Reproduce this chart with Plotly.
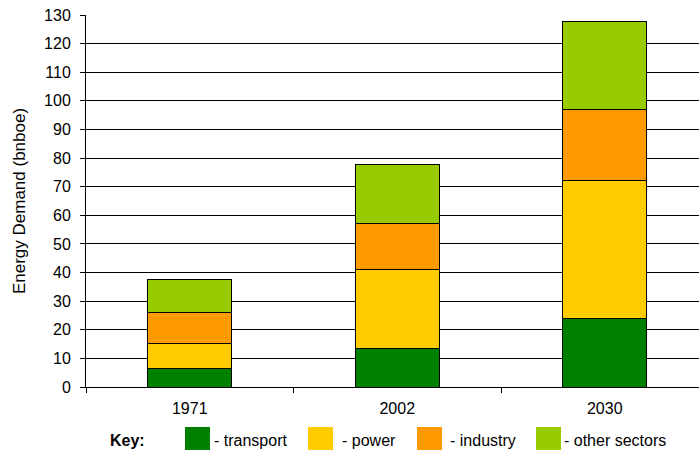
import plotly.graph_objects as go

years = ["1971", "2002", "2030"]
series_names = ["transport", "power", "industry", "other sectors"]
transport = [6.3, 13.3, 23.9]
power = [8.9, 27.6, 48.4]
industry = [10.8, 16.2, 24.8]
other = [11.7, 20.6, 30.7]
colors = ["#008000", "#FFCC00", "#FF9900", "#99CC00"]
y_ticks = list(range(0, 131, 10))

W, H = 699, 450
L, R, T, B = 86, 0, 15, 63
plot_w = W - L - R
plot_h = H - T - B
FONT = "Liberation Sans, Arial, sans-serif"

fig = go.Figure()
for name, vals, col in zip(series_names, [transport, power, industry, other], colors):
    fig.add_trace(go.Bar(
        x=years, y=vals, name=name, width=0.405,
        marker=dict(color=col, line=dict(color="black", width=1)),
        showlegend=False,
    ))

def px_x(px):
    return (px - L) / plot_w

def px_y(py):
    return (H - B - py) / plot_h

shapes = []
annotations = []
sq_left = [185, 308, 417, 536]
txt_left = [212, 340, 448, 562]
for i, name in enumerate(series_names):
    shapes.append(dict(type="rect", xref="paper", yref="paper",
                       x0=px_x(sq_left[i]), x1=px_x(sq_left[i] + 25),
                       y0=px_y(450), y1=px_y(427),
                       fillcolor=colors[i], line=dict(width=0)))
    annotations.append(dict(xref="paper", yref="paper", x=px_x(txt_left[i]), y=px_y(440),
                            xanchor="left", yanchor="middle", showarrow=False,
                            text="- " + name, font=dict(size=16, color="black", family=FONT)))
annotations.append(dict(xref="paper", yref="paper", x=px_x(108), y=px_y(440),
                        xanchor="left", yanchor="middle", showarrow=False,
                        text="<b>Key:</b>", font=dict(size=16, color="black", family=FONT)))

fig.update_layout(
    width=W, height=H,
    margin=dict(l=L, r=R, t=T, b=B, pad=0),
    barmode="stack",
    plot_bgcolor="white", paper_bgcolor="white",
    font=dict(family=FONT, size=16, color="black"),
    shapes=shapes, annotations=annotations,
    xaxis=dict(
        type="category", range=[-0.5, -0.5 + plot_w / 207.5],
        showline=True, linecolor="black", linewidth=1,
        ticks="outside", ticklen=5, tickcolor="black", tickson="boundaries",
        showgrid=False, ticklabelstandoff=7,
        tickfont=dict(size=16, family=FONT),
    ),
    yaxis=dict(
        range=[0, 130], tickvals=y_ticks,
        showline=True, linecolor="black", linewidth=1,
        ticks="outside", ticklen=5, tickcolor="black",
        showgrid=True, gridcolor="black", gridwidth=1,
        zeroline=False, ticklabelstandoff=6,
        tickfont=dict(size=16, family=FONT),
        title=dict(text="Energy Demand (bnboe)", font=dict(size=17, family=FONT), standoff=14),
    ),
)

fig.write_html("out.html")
----------
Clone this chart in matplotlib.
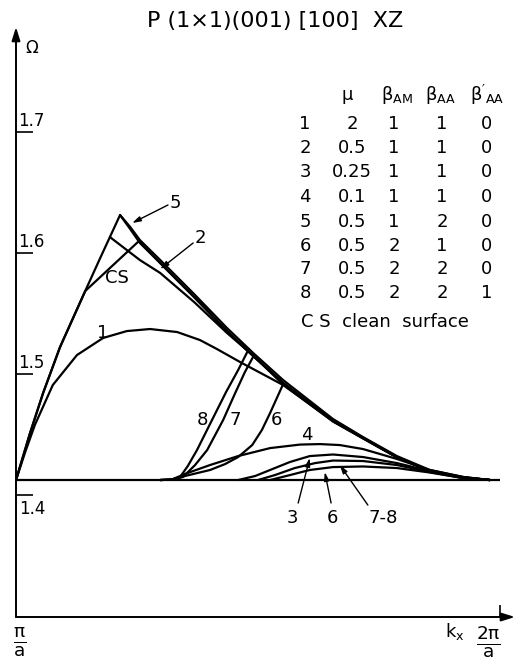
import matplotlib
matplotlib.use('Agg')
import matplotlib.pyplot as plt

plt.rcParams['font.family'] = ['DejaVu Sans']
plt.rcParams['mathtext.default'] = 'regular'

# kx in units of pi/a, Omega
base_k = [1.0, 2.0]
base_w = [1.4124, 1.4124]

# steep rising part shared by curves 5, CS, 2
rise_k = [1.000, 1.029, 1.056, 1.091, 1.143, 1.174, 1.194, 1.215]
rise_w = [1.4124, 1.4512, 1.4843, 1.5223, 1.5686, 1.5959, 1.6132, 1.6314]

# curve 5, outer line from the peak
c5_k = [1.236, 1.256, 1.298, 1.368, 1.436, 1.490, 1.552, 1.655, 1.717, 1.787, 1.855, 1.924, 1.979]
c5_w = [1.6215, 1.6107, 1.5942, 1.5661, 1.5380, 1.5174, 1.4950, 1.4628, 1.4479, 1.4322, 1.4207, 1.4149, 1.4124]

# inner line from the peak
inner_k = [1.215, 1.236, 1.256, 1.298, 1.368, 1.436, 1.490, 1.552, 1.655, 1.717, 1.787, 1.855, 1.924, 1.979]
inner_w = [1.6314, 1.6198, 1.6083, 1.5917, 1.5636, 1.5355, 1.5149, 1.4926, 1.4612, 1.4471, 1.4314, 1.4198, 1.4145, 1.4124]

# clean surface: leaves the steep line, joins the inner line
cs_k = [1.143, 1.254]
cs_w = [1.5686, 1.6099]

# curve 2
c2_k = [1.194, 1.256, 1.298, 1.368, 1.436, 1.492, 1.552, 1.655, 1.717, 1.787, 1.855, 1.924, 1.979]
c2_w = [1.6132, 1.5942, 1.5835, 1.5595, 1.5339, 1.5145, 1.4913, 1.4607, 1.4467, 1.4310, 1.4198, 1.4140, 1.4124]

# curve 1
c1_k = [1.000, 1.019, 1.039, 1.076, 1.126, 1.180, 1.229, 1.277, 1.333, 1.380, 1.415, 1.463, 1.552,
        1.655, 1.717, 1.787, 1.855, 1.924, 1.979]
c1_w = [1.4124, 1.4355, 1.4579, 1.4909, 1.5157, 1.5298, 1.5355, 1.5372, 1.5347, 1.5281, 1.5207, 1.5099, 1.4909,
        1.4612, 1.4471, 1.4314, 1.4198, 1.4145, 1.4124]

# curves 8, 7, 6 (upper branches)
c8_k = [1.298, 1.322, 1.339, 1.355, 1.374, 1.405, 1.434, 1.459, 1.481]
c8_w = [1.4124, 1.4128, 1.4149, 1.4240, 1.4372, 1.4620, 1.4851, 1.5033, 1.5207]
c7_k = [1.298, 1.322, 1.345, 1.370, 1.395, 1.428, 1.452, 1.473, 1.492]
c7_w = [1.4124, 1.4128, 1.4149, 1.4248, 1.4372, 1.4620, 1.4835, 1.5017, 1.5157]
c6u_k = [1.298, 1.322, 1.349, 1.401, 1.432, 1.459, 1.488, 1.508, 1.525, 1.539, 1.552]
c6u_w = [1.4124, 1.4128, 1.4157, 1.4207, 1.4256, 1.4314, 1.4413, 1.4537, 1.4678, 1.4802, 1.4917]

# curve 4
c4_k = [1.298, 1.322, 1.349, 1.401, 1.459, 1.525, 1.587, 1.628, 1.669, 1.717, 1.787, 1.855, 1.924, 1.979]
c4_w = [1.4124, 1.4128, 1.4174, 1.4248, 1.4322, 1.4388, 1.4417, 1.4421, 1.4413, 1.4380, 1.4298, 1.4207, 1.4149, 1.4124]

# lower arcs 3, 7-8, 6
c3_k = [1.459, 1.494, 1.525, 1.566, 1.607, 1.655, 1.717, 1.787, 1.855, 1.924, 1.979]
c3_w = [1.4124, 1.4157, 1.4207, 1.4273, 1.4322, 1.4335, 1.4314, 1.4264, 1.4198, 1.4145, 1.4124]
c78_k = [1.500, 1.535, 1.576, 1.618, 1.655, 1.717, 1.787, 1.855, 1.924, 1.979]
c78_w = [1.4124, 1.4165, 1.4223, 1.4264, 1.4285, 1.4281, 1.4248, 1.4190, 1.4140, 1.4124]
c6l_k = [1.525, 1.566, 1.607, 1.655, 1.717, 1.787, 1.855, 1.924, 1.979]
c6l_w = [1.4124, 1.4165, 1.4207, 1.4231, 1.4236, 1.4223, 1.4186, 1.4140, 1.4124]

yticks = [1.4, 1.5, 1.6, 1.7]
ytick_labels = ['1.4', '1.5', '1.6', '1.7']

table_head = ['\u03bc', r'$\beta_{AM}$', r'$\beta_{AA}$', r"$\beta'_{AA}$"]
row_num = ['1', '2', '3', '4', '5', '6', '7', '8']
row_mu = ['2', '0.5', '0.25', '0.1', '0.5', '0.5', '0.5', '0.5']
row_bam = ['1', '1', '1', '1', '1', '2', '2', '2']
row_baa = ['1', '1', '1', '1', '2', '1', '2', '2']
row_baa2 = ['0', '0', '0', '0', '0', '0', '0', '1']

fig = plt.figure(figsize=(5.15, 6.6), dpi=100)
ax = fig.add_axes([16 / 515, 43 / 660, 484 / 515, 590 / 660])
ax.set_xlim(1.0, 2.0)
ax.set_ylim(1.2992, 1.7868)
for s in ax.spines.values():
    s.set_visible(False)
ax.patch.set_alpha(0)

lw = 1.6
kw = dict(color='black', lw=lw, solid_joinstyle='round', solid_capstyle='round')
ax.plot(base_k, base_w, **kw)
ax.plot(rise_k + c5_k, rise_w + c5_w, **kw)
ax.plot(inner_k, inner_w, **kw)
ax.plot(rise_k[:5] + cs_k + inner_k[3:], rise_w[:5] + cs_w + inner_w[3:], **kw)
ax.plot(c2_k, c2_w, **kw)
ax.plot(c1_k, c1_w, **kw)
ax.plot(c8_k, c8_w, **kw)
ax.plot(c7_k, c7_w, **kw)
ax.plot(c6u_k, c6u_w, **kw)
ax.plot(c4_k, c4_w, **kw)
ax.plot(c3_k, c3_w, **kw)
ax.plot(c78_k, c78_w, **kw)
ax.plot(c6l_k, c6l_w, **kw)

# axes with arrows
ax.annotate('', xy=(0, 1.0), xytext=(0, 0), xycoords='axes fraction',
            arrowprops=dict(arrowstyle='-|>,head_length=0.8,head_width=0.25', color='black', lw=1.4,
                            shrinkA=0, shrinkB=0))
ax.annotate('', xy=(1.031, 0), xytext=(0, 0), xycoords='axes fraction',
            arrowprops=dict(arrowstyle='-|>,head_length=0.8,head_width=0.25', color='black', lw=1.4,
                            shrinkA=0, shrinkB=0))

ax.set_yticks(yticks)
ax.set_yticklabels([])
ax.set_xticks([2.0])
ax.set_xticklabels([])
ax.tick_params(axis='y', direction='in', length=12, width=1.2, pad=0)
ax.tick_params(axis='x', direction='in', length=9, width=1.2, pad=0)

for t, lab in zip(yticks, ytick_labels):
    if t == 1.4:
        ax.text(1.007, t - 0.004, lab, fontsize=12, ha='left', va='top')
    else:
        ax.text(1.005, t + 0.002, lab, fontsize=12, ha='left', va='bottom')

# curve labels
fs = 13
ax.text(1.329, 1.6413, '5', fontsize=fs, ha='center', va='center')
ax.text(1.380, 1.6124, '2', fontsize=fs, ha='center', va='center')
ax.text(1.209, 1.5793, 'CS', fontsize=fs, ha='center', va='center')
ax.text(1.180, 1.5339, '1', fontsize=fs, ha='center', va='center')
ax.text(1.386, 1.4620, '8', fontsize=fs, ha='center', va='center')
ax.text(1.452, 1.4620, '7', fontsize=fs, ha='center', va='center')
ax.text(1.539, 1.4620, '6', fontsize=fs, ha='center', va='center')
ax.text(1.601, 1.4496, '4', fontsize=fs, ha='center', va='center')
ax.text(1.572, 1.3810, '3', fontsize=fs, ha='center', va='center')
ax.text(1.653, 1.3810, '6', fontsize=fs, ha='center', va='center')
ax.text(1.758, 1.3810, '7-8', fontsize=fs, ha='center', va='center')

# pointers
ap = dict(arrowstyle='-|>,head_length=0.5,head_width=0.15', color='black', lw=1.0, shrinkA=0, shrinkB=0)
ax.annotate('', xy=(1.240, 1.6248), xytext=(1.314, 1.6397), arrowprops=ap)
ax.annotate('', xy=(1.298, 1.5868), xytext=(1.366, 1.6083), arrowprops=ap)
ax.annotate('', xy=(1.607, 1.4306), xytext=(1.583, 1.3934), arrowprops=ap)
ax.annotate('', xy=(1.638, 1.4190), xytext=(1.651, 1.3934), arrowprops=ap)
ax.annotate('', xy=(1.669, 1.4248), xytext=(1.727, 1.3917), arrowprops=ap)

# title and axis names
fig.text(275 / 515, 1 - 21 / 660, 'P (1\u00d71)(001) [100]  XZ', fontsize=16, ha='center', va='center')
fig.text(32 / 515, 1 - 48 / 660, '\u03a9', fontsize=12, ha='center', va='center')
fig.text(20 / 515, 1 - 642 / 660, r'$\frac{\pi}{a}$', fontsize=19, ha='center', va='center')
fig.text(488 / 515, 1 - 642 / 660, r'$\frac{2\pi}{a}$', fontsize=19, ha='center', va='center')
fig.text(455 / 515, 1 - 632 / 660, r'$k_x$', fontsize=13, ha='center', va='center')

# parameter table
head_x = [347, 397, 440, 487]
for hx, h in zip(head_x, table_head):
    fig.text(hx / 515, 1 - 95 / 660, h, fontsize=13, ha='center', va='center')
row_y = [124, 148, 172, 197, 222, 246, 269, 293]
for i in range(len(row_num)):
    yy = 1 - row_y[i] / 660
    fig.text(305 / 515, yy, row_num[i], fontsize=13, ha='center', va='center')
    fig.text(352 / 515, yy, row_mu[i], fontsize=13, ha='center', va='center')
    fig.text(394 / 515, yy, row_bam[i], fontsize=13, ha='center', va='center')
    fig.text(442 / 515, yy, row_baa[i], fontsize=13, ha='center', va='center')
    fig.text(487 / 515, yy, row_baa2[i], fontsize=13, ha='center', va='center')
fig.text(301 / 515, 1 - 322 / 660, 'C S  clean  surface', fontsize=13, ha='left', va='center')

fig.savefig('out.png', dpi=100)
----------
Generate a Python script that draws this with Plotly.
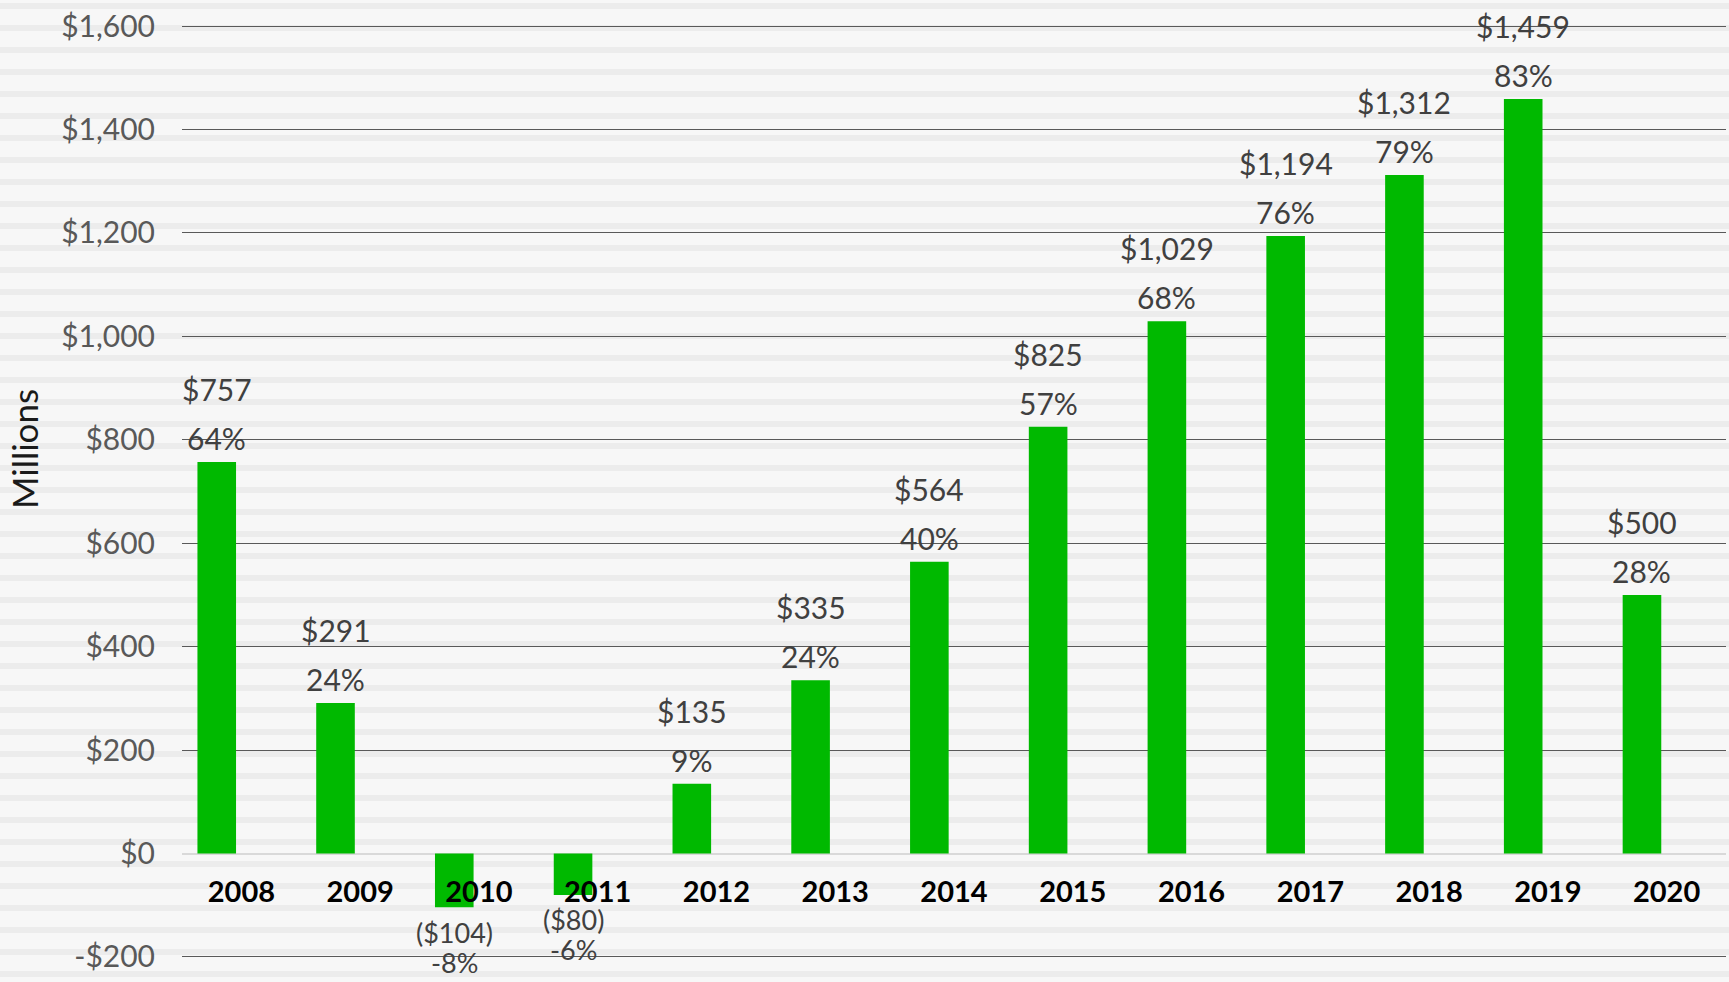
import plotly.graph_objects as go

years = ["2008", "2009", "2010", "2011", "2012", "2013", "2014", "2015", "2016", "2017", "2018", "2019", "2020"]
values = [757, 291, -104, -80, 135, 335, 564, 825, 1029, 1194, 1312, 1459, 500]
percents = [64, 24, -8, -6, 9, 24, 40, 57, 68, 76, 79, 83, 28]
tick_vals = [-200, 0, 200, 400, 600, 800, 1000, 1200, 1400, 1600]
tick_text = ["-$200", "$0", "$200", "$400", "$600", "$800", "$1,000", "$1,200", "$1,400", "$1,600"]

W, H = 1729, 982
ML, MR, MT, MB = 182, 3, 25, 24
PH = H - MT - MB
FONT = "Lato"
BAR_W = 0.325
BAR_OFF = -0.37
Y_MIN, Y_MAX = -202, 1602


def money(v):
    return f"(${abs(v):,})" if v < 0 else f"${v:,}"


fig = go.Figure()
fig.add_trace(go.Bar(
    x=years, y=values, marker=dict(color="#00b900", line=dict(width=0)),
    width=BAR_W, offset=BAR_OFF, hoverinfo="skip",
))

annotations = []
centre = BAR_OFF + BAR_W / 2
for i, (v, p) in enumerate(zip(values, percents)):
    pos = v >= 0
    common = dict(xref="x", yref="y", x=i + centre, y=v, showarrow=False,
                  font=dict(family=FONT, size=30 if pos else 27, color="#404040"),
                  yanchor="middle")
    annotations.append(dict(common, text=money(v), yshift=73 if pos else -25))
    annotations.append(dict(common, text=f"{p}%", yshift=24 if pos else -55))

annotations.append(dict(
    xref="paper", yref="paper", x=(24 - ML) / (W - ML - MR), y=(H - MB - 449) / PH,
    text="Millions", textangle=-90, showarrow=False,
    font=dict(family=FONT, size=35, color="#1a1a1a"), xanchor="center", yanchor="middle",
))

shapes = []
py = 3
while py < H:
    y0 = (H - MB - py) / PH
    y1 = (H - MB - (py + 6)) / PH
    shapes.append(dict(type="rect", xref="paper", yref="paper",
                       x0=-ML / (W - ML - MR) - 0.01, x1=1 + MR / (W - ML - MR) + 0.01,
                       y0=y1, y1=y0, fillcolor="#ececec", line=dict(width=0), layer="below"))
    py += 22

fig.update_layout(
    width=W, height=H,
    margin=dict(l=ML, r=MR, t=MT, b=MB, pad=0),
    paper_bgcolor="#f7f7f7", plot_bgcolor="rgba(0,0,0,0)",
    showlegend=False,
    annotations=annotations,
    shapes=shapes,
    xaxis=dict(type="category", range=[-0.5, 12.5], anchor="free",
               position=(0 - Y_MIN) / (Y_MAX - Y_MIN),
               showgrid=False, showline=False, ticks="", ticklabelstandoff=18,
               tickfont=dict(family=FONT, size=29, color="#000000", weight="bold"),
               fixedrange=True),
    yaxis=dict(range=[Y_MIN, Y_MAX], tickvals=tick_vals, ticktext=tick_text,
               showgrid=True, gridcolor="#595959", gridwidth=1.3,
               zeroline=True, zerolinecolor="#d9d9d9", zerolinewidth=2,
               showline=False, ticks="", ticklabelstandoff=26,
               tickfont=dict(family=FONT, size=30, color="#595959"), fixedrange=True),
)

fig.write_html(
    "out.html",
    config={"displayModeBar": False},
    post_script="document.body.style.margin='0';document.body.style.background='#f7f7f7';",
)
----------
**Goal**.
Pick out the part that begins with the line containing "Reproduce this chart with Plotly." and finishes with the line containing "y_ticks = list(range(0, 131, 10))", both included. Restate it exactly, without images.

**Problem solution**.
Reproduce this chart with Plotly.
import plotly.graph_objects as go

years = ["1971", "2002", "2030"]
series_names = ["transport", "power", "industry", "other sectors"]
transport = [6.3, 13.3, 23.9]
power = [8.9, 27.6, 48.4]
industry = [10.8, 16.2, 24.8]
other = [11.7, 20.6, 30.7]
colors = ["#008000", "#FFCC00", "#FF9900", "#99CC00"]
y_ticks = list(range(0, 131, 10))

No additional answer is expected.